Given exercise: In this exercise, return the whole listing exactly, excluding any images.

-- Source excerpt start --

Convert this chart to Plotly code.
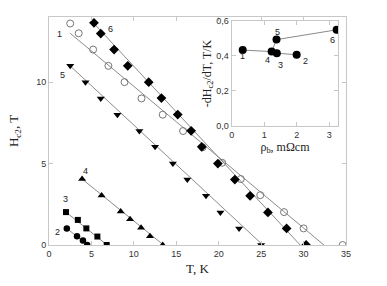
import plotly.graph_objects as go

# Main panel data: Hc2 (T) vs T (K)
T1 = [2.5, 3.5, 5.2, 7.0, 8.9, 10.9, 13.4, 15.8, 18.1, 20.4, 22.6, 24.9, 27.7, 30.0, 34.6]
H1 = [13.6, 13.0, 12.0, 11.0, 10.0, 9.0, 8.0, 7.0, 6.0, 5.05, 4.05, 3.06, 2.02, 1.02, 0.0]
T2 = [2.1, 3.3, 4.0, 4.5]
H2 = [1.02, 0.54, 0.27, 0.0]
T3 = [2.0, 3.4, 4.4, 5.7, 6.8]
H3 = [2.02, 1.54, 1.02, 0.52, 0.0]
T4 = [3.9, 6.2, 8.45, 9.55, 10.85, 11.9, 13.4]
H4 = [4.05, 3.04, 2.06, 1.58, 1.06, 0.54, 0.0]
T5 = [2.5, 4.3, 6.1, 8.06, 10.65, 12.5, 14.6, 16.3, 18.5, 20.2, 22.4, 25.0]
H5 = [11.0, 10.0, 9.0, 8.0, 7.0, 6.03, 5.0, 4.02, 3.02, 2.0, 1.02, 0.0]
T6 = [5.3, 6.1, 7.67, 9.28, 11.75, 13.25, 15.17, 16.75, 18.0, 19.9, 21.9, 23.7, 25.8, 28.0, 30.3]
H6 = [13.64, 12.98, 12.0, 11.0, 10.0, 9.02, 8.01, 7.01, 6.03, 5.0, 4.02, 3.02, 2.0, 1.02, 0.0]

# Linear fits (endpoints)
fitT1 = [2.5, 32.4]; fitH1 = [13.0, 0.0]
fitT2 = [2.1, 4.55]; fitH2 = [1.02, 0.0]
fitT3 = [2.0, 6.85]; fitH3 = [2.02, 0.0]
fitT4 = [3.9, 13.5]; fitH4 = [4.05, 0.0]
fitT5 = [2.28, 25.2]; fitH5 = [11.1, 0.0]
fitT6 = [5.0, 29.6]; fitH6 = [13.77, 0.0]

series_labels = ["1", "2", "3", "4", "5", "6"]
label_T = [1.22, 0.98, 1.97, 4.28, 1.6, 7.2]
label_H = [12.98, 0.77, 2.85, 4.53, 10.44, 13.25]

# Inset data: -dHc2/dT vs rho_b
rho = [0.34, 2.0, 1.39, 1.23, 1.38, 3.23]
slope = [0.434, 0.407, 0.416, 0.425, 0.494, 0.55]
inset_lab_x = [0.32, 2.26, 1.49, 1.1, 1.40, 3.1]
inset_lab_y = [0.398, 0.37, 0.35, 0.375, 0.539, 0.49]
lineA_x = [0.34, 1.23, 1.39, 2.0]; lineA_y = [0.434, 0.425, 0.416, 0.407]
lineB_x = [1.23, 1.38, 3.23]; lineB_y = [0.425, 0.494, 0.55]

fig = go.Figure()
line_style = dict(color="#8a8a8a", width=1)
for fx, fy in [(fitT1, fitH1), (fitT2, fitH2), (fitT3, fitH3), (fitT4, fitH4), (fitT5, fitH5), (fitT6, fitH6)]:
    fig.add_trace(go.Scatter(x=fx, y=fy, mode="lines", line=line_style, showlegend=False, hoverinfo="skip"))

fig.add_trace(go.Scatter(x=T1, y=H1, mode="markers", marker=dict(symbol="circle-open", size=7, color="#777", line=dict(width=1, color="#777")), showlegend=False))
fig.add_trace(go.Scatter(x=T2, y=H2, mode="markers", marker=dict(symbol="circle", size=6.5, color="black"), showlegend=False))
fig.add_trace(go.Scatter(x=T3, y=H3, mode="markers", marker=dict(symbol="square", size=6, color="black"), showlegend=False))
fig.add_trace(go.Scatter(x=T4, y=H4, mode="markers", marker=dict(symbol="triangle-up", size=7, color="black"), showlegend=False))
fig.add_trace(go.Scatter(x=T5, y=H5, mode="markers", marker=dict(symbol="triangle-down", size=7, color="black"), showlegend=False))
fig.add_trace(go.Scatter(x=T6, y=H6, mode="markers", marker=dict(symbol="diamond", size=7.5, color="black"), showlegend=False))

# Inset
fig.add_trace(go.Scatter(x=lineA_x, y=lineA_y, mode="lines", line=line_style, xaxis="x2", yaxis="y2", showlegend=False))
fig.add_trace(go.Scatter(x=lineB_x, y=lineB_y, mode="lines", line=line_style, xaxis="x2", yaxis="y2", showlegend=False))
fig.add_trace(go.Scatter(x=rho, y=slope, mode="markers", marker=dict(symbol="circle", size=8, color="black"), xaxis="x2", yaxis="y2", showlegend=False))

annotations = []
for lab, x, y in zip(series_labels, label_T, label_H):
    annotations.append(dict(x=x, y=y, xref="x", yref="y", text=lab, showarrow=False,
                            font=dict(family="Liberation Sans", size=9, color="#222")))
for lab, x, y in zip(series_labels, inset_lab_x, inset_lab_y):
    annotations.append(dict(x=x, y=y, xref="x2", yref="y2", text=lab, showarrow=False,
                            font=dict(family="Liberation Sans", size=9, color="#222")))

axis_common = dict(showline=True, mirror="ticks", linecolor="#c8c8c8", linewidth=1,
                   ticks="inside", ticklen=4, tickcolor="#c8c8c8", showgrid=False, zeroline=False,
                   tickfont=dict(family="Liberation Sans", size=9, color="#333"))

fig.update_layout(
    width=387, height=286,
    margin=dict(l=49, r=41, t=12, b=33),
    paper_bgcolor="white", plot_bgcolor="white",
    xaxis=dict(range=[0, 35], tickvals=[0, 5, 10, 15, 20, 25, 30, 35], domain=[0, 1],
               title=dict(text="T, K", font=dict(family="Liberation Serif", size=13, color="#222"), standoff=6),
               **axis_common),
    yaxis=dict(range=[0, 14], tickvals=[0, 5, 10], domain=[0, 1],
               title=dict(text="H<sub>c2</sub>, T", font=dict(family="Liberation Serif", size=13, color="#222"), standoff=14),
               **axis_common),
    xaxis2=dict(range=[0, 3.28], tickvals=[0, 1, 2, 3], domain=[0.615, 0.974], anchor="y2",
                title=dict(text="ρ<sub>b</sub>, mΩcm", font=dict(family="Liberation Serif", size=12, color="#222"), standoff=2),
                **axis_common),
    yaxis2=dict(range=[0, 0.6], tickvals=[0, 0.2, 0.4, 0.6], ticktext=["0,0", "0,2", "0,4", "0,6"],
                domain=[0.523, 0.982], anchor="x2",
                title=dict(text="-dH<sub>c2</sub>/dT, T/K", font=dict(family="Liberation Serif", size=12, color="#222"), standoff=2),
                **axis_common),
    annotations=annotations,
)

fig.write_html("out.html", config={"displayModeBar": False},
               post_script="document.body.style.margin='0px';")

-- Source excerpt end --

Answer to this exercise:
Convert this chart to Plotly code.
import plotly.graph_objects as go

# Main panel data: Hc2 (T) vs T (K)
T1 = [2.5, 3.5, 5.2, 7.0, 8.9, 10.9, 13.4, 15.8, 18.1, 20.4, 22.6, 24.9, 27.7, 30.0, 34.6]
H1 = [13.6, 13.0, 12.0, 11.0, 10.0, 9.0, 8.0, 7.0, 6.0, 5.05, 4.05, 3.06, 2.02, 1.02, 0.0]
T2 = [2.1, 3.3, 4.0, 4.5]
H2 = [1.02, 0.54, 0.27, 0.0]
T3 = [2.0, 3.4, 4.4, 5.7, 6.8]
H3 = [2.02, 1.54, 1.02, 0.52, 0.0]
T4 = [3.9, 6.2, 8.45, 9.55, 10.85, 11.9, 13.4]
H4 = [4.05, 3.04, 2.06, 1.58, 1.06, 0.54, 0.0]
T5 = [2.5, 4.3, 6.1, 8.06, 10.65, 12.5, 14.6, 16.3, 18.5, 20.2, 22.4, 25.0]
H5 = [11.0, 10.0, 9.0, 8.0, 7.0, 6.03, 5.0, 4.02, 3.02, 2.0, 1.02, 0.0]
T6 = [5.3, 6.1, 7.67, 9.28, 11.75, 13.25, 15.17, 16.75, 18.0, 19.9, 21.9, 23.7, 25.8, 28.0, 30.3]
H6 = [13.64, 12.98, 12.0, 11.0, 10.0, 9.02, 8.01, 7.01, 6.03, 5.0, 4.02, 3.02, 2.0, 1.02, 0.0]

# Linear fits (endpoints)
fitT1 = [2.5, 32.4]; fitH1 = [13.0, 0.0]
fitT2 = [2.1, 4.55]; fitH2 = [1.02, 0.0]
fitT3 = [2.0, 6.85]; fitH3 = [2.02, 0.0]
fitT4 = [3.9, 13.5]; fitH4 = [4.05, 0.0]
fitT5 = [2.28, 25.2]; fitH5 = [11.1, 0.0]
fitT6 = [5.0, 29.6]; fitH6 = [13.77, 0.0]

series_labels = ["1", "2", "3", "4", "5", "6"]
label_T = [1.22, 0.98, 1.97, 4.28, 1.6, 7.2]
label_H = [12.98, 0.77, 2.85, 4.53, 10.44, 13.25]

# Inset data: -dHc2/dT vs rho_b
rho = [0.34, 2.0, 1.39, 1.23, 1.38, 3.23]
slope = [0.434, 0.407, 0.416, 0.425, 0.494, 0.55]
inset_lab_x = [0.32, 2.26, 1.49, 1.1, 1.40, 3.1]
inset_lab_y = [0.398, 0.37, 0.35, 0.375, 0.539, 0.49]
lineA_x = [0.34, 1.23, 1.39, 2.0]; lineA_y = [0.434, 0.425, 0.416, 0.407]
lineB_x = [1.23, 1.38, 3.23]; lineB_y = [0.425, 0.494, 0.55]

fig = go.Figure()
line_style = dict(color="#8a8a8a", width=1)
for fx, fy in [(fitT1, fitH1), (fitT2, fitH2), (fitT3, fitH3), (fitT4, fitH4), (fitT5, fitH5), (fitT6, fitH6)]:
    fig.add_trace(go.Scatter(x=fx, y=fy, mode="lines", line=line_style, showlegend=False, hoverinfo="skip"))

fig.add_trace(go.Scatter(x=T1, y=H1, mode="markers", marker=dict(symbol="circle-open", size=7, color="#777", line=dict(width=1, color="#777")), showlegend=False))
fig.add_trace(go.Scatter(x=T2, y=H2, mode="markers", marker=dict(symbol="circle", size=6.5, color="black"), showlegend=False))
fig.add_trace(go.Scatter(x=T3, y=H3, mode="markers", marker=dict(symbol="square", size=6, color="black"), showlegend=False))
fig.add_trace(go.Scatter(x=T4, y=H4, mode="markers", marker=dict(symbol="triangle-up", size=7, color="black"), showlegend=False))
fig.add_trace(go.Scatter(x=T5, y=H5, mode="markers", marker=dict(symbol="triangle-down", size=7, color="black"), showlegend=False))
fig.add_trace(go.Scatter(x=T6, y=H6, mode="markers", marker=dict(symbol="diamond", size=7.5, color="black"), showlegend=False))

# Inset
fig.add_trace(go.Scatter(x=lineA_x, y=lineA_y, mode="lines", line=line_style, xaxis="x2", yaxis="y2", showlegend=False))
fig.add_trace(go.Scatter(x=lineB_x, y=lineB_y, mode="lines", line=line_style, xaxis="x2", yaxis="y2", showlegend=False))
fig.add_trace(go.Scatter(x=rho, y=slope, mode="markers", marker=dict(symbol="circle", size=8, color="black"), xaxis="x2", yaxis="y2", showlegend=False))

annotations = []
for lab, x, y in zip(series_labels, label_T, label_H):
    annotations.append(dict(x=x, y=y, xref="x", yref="y", text=lab, showarrow=False,
                            font=dict(family="Liberation Sans", size=9, color="#222")))
for lab, x, y in zip(series_labels, inset_lab_x, inset_lab_y):
    annotations.append(dict(x=x, y=y, xref="x2", yref="y2", text=lab, showarrow=False,
                            font=dict(family="Liberation Sans", size=9, color="#222")))

axis_common = dict(showline=True, mirror="ticks", linecolor="#c8c8c8", linewidth=1,
                   ticks="inside", ticklen=4, tickcolor="#c8c8c8", showgrid=False, zeroline=False,
                   tickfont=dict(family="Liberation Sans", size=9, color="#333"))

fig.update_layout(
    width=387, height=286,
    margin=dict(l=49, r=41, t=12, b=33),
    paper_bgcolor="white", plot_bgcolor="white",
    xaxis=dict(range=[0, 35], tickvals=[0, 5, 10, 15, 20, 25, 30, 35], domain=[0, 1],
               title=dict(text="T, K", font=dict(family="Liberation Serif", size=13, color="#222"), standoff=6),
               **axis_common),
    yaxis=dict(range=[0, 14], tickvals=[0, 5, 10], domain=[0, 1],
               title=dict(text="H<sub>c2</sub>, T", font=dict(family="Liberation Serif", size=13, color="#222"), standoff=14),
               **axis_common),
    xaxis2=dict(range=[0, 3.28], tickvals=[0, 1, 2, 3], domain=[0.615, 0.974], anchor="y2",
                title=dict(text="ρ<sub>b</sub>, mΩcm", font=dict(family="Liberation Serif", size=12, color="#222"), standoff=2),
                **axis_common),
    yaxis2=dict(range=[0, 0.6], tickvals=[0, 0.2, 0.4, 0.6], ticktext=["0,0", "0,2", "0,4", "0,6"],
                domain=[0.523, 0.982], anchor="x2",
                title=dict(text="-dH<sub>c2</sub>/dT, T/K", font=dict(family="Liberation Serif", size=12, color="#222"), standoff=2),
                **axis_common),
    annotations=annotations,
)

fig.write_html("out.html", config={"displayModeBar": False},
               post_script="document.body.style.margin='0px';")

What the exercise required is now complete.